▶ **AIM OF THE TASK**
Find the word "code" in the material below and gather every line that contains it.

▶ **DATA FOR PROCESSING**
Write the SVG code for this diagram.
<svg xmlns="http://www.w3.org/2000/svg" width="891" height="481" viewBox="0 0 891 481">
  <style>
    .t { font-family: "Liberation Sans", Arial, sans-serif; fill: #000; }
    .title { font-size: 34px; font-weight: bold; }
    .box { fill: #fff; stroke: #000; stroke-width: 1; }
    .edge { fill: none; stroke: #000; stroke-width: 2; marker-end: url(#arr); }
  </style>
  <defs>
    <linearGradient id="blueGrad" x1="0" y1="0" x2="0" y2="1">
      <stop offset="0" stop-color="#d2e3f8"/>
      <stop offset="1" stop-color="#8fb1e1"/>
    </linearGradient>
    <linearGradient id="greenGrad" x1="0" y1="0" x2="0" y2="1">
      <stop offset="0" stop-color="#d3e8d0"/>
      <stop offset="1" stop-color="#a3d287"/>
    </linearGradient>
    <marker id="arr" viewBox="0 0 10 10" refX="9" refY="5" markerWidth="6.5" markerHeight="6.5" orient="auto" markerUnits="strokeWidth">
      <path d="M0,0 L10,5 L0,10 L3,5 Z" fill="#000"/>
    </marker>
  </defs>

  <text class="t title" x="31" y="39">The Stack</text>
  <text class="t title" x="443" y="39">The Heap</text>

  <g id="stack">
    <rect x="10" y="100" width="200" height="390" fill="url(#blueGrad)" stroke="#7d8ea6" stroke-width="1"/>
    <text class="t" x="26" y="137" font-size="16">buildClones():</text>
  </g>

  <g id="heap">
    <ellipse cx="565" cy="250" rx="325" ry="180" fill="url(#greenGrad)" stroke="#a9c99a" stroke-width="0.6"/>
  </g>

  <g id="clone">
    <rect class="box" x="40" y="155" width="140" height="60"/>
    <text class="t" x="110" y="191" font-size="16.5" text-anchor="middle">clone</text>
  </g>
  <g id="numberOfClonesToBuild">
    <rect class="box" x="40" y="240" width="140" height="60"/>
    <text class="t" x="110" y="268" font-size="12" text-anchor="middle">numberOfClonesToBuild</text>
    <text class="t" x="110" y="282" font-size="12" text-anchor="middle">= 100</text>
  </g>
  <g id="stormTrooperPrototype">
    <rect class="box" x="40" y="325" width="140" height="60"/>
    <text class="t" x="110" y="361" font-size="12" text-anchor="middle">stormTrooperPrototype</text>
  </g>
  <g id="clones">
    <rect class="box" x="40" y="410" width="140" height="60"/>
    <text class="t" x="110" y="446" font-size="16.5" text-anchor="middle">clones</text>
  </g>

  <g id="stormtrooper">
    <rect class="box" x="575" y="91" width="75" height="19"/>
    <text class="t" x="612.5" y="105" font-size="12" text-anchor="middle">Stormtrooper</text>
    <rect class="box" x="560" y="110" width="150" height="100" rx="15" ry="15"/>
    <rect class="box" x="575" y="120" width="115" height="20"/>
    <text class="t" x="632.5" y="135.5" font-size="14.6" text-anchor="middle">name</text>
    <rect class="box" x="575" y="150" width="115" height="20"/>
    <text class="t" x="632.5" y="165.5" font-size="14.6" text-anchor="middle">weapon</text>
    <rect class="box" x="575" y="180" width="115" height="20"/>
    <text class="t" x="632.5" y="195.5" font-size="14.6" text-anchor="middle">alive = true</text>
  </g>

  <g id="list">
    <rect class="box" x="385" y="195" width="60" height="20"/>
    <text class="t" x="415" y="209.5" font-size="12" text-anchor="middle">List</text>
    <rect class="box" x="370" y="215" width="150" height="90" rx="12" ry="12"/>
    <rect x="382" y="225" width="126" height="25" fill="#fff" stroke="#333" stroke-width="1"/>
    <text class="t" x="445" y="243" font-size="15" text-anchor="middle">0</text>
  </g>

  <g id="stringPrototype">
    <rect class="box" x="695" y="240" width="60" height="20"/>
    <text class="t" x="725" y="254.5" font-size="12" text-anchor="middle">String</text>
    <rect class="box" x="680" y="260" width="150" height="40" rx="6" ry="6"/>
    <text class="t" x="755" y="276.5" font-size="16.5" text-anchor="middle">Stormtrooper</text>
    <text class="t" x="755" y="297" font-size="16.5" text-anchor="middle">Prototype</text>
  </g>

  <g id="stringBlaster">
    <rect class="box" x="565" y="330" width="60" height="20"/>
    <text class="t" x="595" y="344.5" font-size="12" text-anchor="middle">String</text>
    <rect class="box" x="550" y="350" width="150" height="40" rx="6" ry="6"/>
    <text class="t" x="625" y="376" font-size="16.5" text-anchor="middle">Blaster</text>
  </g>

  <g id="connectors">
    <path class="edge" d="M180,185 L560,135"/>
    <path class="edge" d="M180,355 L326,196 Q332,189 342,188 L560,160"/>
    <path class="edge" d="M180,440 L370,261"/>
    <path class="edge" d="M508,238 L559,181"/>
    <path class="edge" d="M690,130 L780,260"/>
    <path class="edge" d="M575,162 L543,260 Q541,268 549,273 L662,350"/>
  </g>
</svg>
* * *
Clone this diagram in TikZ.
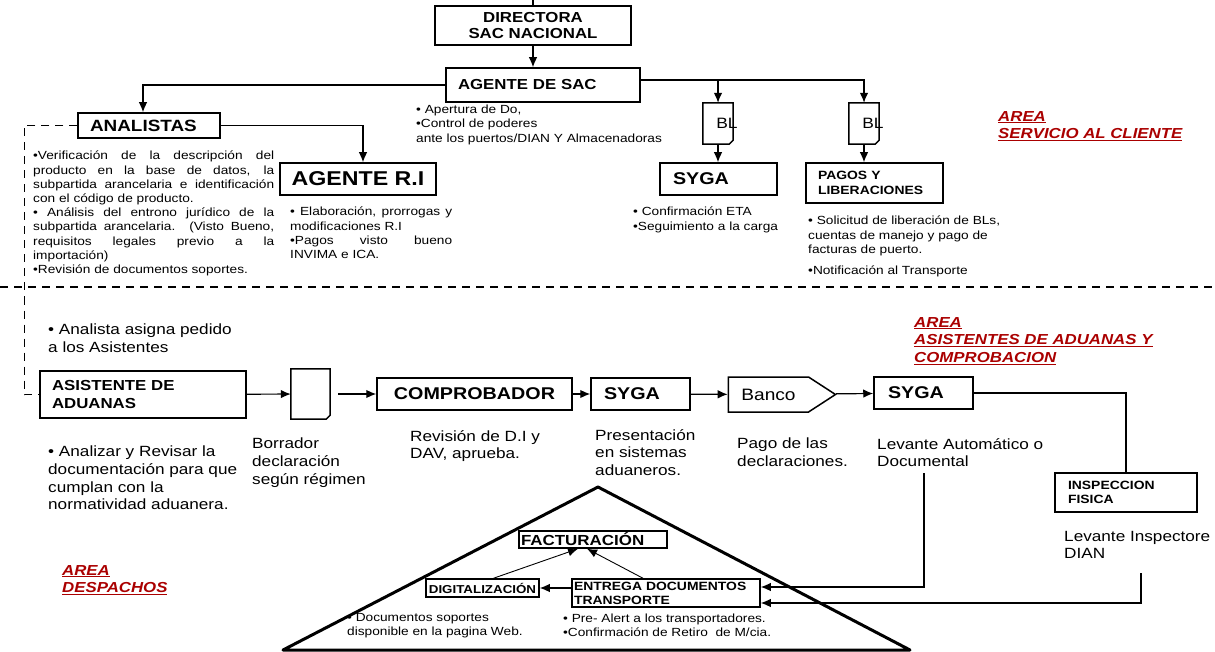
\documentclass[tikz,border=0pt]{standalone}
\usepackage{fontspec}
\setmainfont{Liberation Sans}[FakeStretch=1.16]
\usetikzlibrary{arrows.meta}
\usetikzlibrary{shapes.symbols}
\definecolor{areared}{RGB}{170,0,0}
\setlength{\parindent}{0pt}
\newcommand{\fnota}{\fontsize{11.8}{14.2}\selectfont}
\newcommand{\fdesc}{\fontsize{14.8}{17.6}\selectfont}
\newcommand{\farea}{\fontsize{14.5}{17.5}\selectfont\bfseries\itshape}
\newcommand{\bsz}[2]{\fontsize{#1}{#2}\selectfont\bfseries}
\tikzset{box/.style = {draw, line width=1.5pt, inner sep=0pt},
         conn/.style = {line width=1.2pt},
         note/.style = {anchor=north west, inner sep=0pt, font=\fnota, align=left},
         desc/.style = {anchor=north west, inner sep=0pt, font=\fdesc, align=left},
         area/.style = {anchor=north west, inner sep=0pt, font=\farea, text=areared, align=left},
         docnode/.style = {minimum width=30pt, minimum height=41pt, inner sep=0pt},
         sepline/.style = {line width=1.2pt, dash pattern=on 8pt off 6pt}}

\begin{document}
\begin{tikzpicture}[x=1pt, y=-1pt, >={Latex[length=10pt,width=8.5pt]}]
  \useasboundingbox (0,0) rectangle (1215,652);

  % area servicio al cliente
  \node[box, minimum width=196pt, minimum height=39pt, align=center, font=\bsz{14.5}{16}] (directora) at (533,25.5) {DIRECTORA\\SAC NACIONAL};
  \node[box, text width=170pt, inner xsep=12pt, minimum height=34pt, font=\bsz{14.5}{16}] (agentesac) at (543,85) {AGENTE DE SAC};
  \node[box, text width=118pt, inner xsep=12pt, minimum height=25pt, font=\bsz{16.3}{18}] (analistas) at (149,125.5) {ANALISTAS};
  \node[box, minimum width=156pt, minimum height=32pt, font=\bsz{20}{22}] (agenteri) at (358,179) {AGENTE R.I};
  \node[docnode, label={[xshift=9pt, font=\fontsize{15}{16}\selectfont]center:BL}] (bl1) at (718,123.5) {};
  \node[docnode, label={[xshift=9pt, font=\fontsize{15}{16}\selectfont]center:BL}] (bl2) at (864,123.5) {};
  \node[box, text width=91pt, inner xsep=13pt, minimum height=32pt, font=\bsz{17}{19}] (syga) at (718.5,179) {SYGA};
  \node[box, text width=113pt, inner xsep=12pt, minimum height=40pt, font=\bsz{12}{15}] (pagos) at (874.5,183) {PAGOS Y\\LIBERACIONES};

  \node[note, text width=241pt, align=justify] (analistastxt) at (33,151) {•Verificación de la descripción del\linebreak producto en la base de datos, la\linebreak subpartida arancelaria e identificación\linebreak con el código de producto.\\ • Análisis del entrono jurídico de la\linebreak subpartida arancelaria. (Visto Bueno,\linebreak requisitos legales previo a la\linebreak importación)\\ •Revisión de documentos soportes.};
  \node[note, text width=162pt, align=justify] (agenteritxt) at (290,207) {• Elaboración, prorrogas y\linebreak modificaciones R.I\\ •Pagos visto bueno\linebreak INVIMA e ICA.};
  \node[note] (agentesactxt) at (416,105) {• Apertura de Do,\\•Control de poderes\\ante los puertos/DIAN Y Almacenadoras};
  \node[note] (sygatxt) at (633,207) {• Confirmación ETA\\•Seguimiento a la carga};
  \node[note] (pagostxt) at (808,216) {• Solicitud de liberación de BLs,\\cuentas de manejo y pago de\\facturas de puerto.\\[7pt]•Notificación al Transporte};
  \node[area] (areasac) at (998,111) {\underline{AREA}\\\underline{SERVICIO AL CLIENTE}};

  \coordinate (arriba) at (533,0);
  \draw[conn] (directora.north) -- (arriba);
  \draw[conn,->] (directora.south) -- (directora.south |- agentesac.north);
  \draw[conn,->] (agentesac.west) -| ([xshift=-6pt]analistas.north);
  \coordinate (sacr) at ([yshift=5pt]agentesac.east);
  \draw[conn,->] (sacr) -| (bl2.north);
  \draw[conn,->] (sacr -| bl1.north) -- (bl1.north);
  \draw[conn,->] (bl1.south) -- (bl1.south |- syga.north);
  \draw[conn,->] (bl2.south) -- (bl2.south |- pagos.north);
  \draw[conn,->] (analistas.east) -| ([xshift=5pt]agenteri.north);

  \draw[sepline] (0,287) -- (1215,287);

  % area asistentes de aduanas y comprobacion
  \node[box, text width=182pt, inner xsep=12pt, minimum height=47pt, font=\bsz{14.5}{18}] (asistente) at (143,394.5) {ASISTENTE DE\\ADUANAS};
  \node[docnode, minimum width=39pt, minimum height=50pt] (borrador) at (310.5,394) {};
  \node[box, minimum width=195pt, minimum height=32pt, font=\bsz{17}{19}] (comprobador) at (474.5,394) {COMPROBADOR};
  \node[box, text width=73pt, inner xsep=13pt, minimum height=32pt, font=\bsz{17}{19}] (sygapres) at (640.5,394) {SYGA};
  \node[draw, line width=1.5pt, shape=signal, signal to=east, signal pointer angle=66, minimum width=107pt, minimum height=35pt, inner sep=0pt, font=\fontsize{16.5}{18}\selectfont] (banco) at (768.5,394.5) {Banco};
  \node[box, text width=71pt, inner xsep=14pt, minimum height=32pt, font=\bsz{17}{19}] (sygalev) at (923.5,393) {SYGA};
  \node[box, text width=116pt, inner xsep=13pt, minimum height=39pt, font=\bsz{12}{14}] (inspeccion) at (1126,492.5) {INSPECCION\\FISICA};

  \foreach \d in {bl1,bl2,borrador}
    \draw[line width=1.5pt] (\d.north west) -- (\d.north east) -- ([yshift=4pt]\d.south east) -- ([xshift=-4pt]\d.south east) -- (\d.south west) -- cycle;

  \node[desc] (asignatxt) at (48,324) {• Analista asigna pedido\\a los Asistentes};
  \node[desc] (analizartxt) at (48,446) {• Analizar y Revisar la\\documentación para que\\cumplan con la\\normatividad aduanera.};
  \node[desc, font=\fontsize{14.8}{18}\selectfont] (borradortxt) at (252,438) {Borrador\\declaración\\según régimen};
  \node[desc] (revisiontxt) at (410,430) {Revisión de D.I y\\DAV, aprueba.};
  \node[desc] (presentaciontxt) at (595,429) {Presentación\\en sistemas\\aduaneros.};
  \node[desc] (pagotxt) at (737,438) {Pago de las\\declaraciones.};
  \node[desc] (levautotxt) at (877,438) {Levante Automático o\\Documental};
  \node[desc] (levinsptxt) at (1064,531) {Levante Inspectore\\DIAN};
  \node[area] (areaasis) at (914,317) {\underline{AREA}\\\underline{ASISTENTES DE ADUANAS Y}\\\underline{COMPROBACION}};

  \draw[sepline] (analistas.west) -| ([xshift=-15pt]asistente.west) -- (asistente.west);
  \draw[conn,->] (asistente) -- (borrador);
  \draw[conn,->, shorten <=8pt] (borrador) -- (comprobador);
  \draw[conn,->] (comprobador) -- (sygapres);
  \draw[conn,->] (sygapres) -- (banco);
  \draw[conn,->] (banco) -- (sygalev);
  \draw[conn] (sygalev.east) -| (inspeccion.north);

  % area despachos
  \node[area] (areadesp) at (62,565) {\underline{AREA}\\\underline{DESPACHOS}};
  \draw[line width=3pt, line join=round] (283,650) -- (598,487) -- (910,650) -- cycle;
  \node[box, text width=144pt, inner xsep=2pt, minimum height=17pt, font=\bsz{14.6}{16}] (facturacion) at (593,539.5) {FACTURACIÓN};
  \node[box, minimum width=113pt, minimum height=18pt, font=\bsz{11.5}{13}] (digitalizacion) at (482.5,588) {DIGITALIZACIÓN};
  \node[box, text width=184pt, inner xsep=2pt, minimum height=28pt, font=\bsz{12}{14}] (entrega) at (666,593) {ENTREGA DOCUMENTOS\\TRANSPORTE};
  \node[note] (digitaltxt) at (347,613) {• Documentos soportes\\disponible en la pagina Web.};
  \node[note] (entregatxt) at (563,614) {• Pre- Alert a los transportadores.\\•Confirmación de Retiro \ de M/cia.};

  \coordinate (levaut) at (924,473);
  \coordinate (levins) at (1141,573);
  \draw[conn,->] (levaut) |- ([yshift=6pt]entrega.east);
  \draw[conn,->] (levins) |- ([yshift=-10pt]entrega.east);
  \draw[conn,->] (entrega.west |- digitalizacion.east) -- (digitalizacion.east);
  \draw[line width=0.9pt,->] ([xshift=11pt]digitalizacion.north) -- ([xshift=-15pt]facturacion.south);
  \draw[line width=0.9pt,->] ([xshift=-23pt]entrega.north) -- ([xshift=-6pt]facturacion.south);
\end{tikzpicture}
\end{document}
---
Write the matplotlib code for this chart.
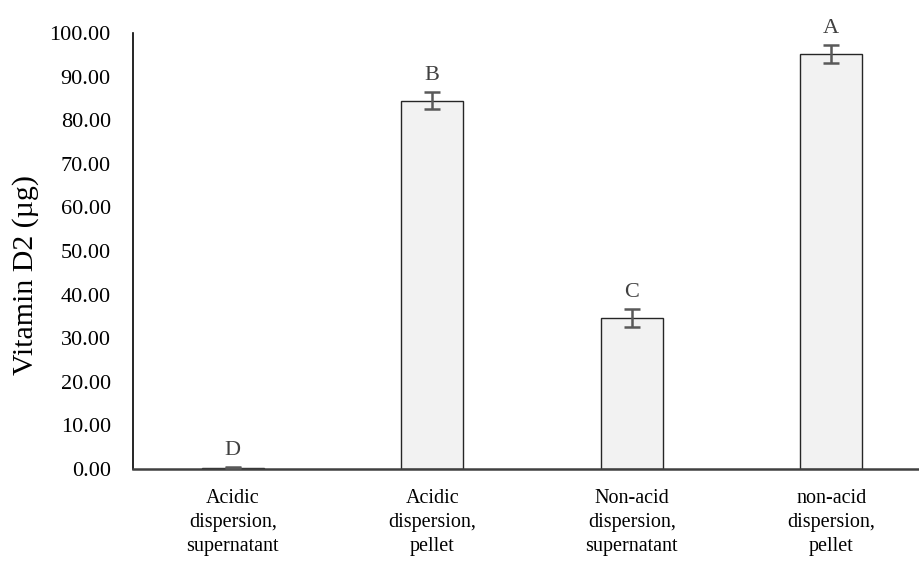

▶ **RESULT FOR THIS TASK**
Write the SVG code for this diagram.
Write the matplotlib code for this chart.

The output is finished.